Searching Gnutella networks (04 Jul 2002)

Bram flames Ted Nelson

Emacs mode for M$ Word

Will Knight pointed me to this paper on searching Gnutella networks. Some commentry:

The motivation for this metric is that in P2P systems, the most notable overhead tends to be the processing loadthat the network imposes on each participant.

The processing load is their most notable overhead? They must have one hell of a bandwidth or be really bad coders.

If a PC has to handle many network interrupts when it joins the P2P network, the user will be forced to take the PC off the P2P network to get "real" work done.

Because of interrupt load? I'm wondering if this paper has been translated from another language. Once again, the limiting factor is bandwidth and certainly not interrupts.

Other than that odd misunderstanding the rest of the paper is very good. Some points:

  • Walkers don't find uncommon documents

Unstructured networks fail to find uncommon documents generally, but walkers are very bad at it. Consider a million node network where a document only exists on one node. With 64 walkers, state keeping and an average of 1 second for a hop, you are looking at over 4 hours search time.

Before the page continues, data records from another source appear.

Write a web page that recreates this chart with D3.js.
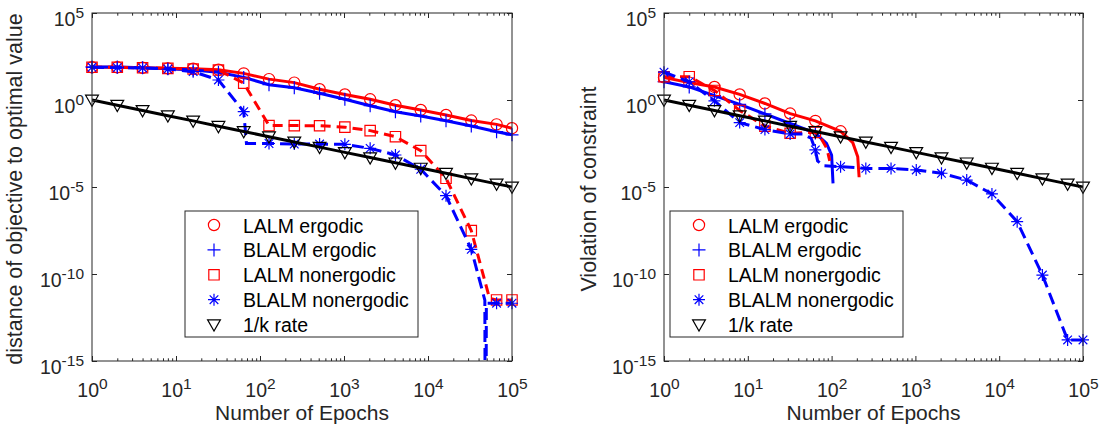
<!DOCTYPE html>
<html>
<head>
<meta charset="utf-8">
<script src="https://cdn.jsdelivr.net/npm/d3@7"></script>
<style>
  body { margin: 0; background: #fff; }
  svg { display: block; font-family: "Liberation Sans", Arial, Helvetica, sans-serif; }
</style>
</head>
<body>
<svg width="1102" height="427"></svg>
<script>
// epochs where markers are drawn
const markerEpochs = [1, 2, 4, 8, 16, 32, 64, 128, 256, 512, 1024, 2048, 4096, 8192, 16384, 32768, 65536, 100000];
const xTicks = [1, 10, 100, 1000, 10000, 100000];
const yTicks = [1e-15, 1e-10, 1e-5, 1, 1e5];
const seriesNames = ["LALM ergodic", "BLALM ergodic", "LALM nonergodic", "BLALM nonergodic", "1/k rate"];

// left panel: [epoch, log10 of distance of objective to optimal value]
const objLalmErg = [[1, 1.88], [2, 1.88], [4, 1.85], [8, 1.82], [16, 1.8], [32, 1.74], [64, 1.53], [128, 1.2], [256, 1.0],
  [512, 0.62], [1024, 0.32], [2048, 0.04], [4096, -0.3], [8192, -0.57], [16384, -0.86], [32768, -1.18], [65536, -1.4], [100000, -1.62]];
const objBlalmErg = [[1, 1.9], [2, 1.89], [4, 1.85], [8, 1.8], [16, 1.72], [32, 1.6], [64, 1.3], [128, 0.88], [256, 0.7],
  [512, 0.39], [1024, 0.04], [2048, -0.33], [4096, -0.67], [8192, -0.92], [16384, -1.19], [32768, -1.49], [65536, -1.82], [100000, -2.0]];
const objLalmNon = [[1, 1.88], [2, 1.88], [4, 1.85], [8, 1.82], [16, 1.78], [32, 1.72], [64, 0.97], [128, -1.47], [256, -1.47],
  [512, -1.48], [1024, -1.56], [2048, -1.76], [4096, -2.11], [8192, -2.91], [16384, -4.5], [32768, -7.51], [54000, -11.4], [65536, -11.49], [100000, -11.49]];
const objBlalmNon = [[1, 1.88], [2, 1.86], [4, 1.84], [8, 1.78], [16, 1.63], [32, 1.15], [64, -0.67], [69, -2.5], [128, -2.5],
  [256, -2.53], [512, -2.53], [1024, -2.55], [2048, -2.78], [4096, -3.16], [8192, -3.98], [16384, -5.5], [32768, -8.58],
  [47500, -11.5], [48500, -30], [49500, -11.68], [65536, -11.68], [100000, -11.68]];
const objRate = [[1, 0], [2, -0.3], [4, -0.6], [8, -0.9], [16, -1.2], [32, -1.51], [64, -1.81], [128, -2.11], [256, -2.41],
  [512, -2.71], [1024, -3.01], [2048, -3.31], [4096, -3.61], [8192, -3.91], [16384, -4.21], [32768, -4.52], [65536, -4.82], [100000, -5]];

// right panel: [epoch, log10 of violation of constraint]
const conLalmErg = [[1, 1.3], [2, 1.0], [4, 0.75], [8, 0.32], [16, -0.2], [32, -0.78], [64, -1.2], [128, -1.8],
  [179, -2.45], [205, -3.26], [213, -4.44]];
const conBlalmErg = [[1, 1.05], [2, 0.75], [4, 0.25], [8, -0.25], [16, -0.8], [32, -1.35], [64, -1.9],
  [87, -2.49], [100, -3.16], [104, -4.79]];
const conLalmNon = [[1, 1.34], [2, 1.34], [4, 0.55], [8, -0.6], [16, -1.5], [32, -1.91], [64, -1.86],
  [75, -2.2], [88, -2.8], [95, -3.5]];
const conBlalmNon = [[1, 1.6], [2, 1.05], [4, -0.05], [8, -1.3], [16, -1.7], [32, -1.95], [45, -1.95], [57, -2.2], [64, -2.87],
  [68, -3.5], [80, -3.78], [128, -3.83], [256, -3.93], [512, -3.93], [1024, -4.02], [2048, -4.21], [4096, -4.6], [8192, -5.4],
  [16384, -6.99], [32768, -10.06], [65536, -13.79], [100000, -13.79]];
const conRate = objRate;

const svg = d3.select("svg");
const plotTop = 13, plotBottom = 361;
const axisColor = "#262626";

const styles = [
  { color: "#ff0000", dash: null, marker: "circle" },
  { color: "#0000ff", dash: null, marker: "plus" },
  { color: "#ff0000", dash: "10,6", marker: "square" },
  { color: "#0000ff", dash: "12,6", marker: "asterisk" },
  { color: "#000000", dash: null, marker: "triangle" }
];

const panels = [
  { left: 92, right: 512, ylabel: "distance of objective to optimal value", ylabelX: 22,
    series: [objLalmErg, objBlalmErg, objLalmNon, objBlalmNon, objRate], legend: { x: 185, y: 211, w: 233, h: 126 } },
  { left: 664, right: 1083, ylabel: "Violation of constraint", ylabelX: 596,
    series: [conLalmErg, conBlalmErg, conLalmNon, conBlalmNon, conRate], legend: { x: 670, y: 211, w: 233, h: 126 } }
];

function markerPath(type) {
  switch (type) {
    case "circle": return "M5.6,0A5.6,5.6 0 1,1 -5.6,0A5.6,5.6 0 1,1 5.6,0Z";
    case "plus": return "M-6.5,0H6.5M0,-6.5V6.5";
    case "square": return "M-5.2,-5.2H5.2V5.2H-5.2Z";
    case "asterisk": return "M-6,0H6M0,-6V6M-4.3,-4.3L4.3,4.3M-4.3,4.3L4.3,-4.3";
    case "triangle": return "M-6.4,-4.8H6.4L0,6.4Z";
  }
}

const minorTicks = [];
for (let e = 0; e < 5; e++) for (let k = 2; k <= 9; k++) minorTicks.push(k * Math.pow(10, e));

function supLabels(sel, yPos) {
  sel.selectAll(".tick text").each(function (d) {
    const t = d3.select(this);
    t.text(null).attr("dy", null).attr("y", yPos).attr("fill", axisColor).style("font-size", "19.5px");
    t.append("tspan").text("10");
    t.append("tspan").attr("dy", -8).style("font-size", "15.5px").text(Math.round(Math.log10(d)));
  });
}

panels.forEach((p, pi) => {
  const x = d3.scaleLog().domain([1, 1e5]).range([p.left, p.right]);
  const y = d3.scaleLog().domain([1e-15, 1e5]).range([plotBottom, plotTop]);
  const g = svg.append("g");

  svg.append("clipPath").attr("id", "clip" + pi)
    .append("rect").attr("x", p.left).attr("y", plotTop).attr("width", p.right - p.left).attr("height", plotBottom - plotTop);

  // lines and markers
  const line = d3.line().x(d => x(d[0])).y(d => y(Math.pow(10, d[1])));
  p.series.forEach((s, si) => {
    const st = styles[si];
    g.append("path").datum(s)
      .attr("d", line)
      .attr("clip-path", `url(#clip${pi})`)
      .attr("fill", "none")
      .attr("stroke", st.color)
      .attr("stroke-width", 3)
      .attr("stroke-dasharray", st.dash);
    g.append("g").selectAll("path")
      .data(s.filter(d => markerEpochs.includes(d[0])))
      .join("path")
      .attr("d", markerPath(st.marker))
      .attr("transform", d => `translate(${x(d[0])},${y(Math.pow(10, d[1]))})`)
      .attr("fill", "none")
      .attr("stroke", st.color)
      .attr("stroke-width", 1.2);
  });

  // axes (ticks inward)
  const ax = svg.append("g").attr("color", axisColor);
  const bx = ax.append("g").attr("transform", `translate(0,${plotBottom})`)
    .call(d3.axisBottom(x).tickValues(xTicks).tickSizeInner(-5).tickSizeOuter(0).tickPadding(0));
  bx.select(".domain").remove();
  supLabels(bx, 35.5);
  ax.append("g").attr("transform", `translate(0,${plotBottom})`)
    .call(d3.axisBottom(x).tickValues(minorTicks).tickSizeInner(-2.7).tickSizeOuter(0).tickFormat(""))
    .call(s => s.select(".domain").remove());
  ax.append("g").attr("transform", `translate(0,${plotTop})`)
    .call(d3.axisTop(x).tickValues(xTicks).tickSizeInner(-5).tickSizeOuter(0).tickFormat(""))
    .call(s => s.select(".domain").remove());
  ax.append("g").attr("transform", `translate(0,${plotTop})`)
    .call(d3.axisTop(x).tickValues(minorTicks).tickSizeInner(-2.7).tickSizeOuter(0).tickFormat(""))
    .call(s => s.select(".domain").remove());
  const ly = ax.append("g").attr("transform", `translate(${p.left},0)`)
    .call(d3.axisLeft(y).tickValues(yTicks).tickSizeInner(-5).tickSizeOuter(0).tickPadding(8));
  ly.select(".domain").remove();
  supLabels(ly, 12.5);
  ax.append("g").attr("transform", `translate(${p.right},0)`)
    .call(d3.axisRight(y).tickValues(yTicks).tickSizeInner(-5).tickSizeOuter(0).tickFormat(""))
    .call(s => s.select(".domain").remove());
  ax.selectAll(".tick line").attr("stroke", axisColor);

  ax.append("rect")
    .attr("x", p.left).attr("y", plotTop)
    .attr("width", p.right - p.left).attr("height", plotBottom - plotTop)
    .attr("fill", "none").attr("stroke", axisColor).attr("stroke-width", 1);

  // axis titles
  svg.append("text")
    .attr("x", (p.left + p.right) / 2).attr("y", 420)
    .attr("text-anchor", "middle").attr("fill", axisColor)
    .style("font-size", "21px")
    .text("Number of Epochs");
  svg.append("text")
    .attr("transform", `translate(${p.ylabelX},${(plotTop + plotBottom) / 2 + 2}) rotate(-90)`)
    .attr("text-anchor", "middle").attr("fill", axisColor)
    .style("font-size", "21.5px")
    .text(p.ylabel);

  // legend
  const lg = svg.append("g");
  lg.append("rect")
    .attr("x", p.legend.x).attr("y", p.legend.y)
    .attr("width", p.legend.w).attr("height", p.legend.h)
    .attr("fill", "#fff").attr("stroke", axisColor).attr("stroke-width", 1);
  seriesNames.forEach((name, i) => {
    const cy = p.legend.y + 14 + i * 24.9;
    lg.append("path")
      .attr("d", markerPath(styles[i].marker))
      .attr("transform", `translate(${p.legend.x + 29},${cy})`)
      .attr("fill", "none").attr("stroke", styles[i].color).attr("stroke-width", 1.2);
    lg.append("text")
      .attr("x", p.legend.x + 58).attr("y", cy + 7.5)
      .attr("fill", "#000")
      .style("font-size", "19.5px")
      .text(name);
  });
});
</script>
</body>
</html>
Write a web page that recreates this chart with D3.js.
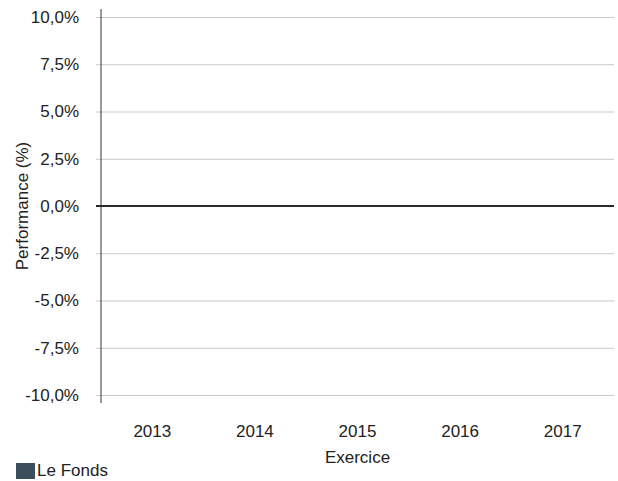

Not to mention that the suggested `talk back' limit of once per 4 hops would generate 16 packets a second to the searcher; enough to take up a notable chunk of a modem's bandwidth.

  • Reason why random placements are better

The paper also suggests random replication without considering why. I would hazard a guess of the following:

Random walkers are going to tend to end up at the well connected nodes in a power-law network and hang around there. Thus path replication will hit the high order nodes which random replication (as they define it) will tend to hitmore low order nodes. I would suspect that measuring the number of copies in the network would show that random replication gives the highest number.

  • Random networks don't work

The paper also suggests that networks should be random. This is very nice but not all nodes are created equal and those on a T1 line can handle more messages per second than modem users. This bandwidth inequality (and the distribution of bandwidth) will force a power-law network to some extent.

  • It's not anonymous

Well documented, but I'm just pointing it out.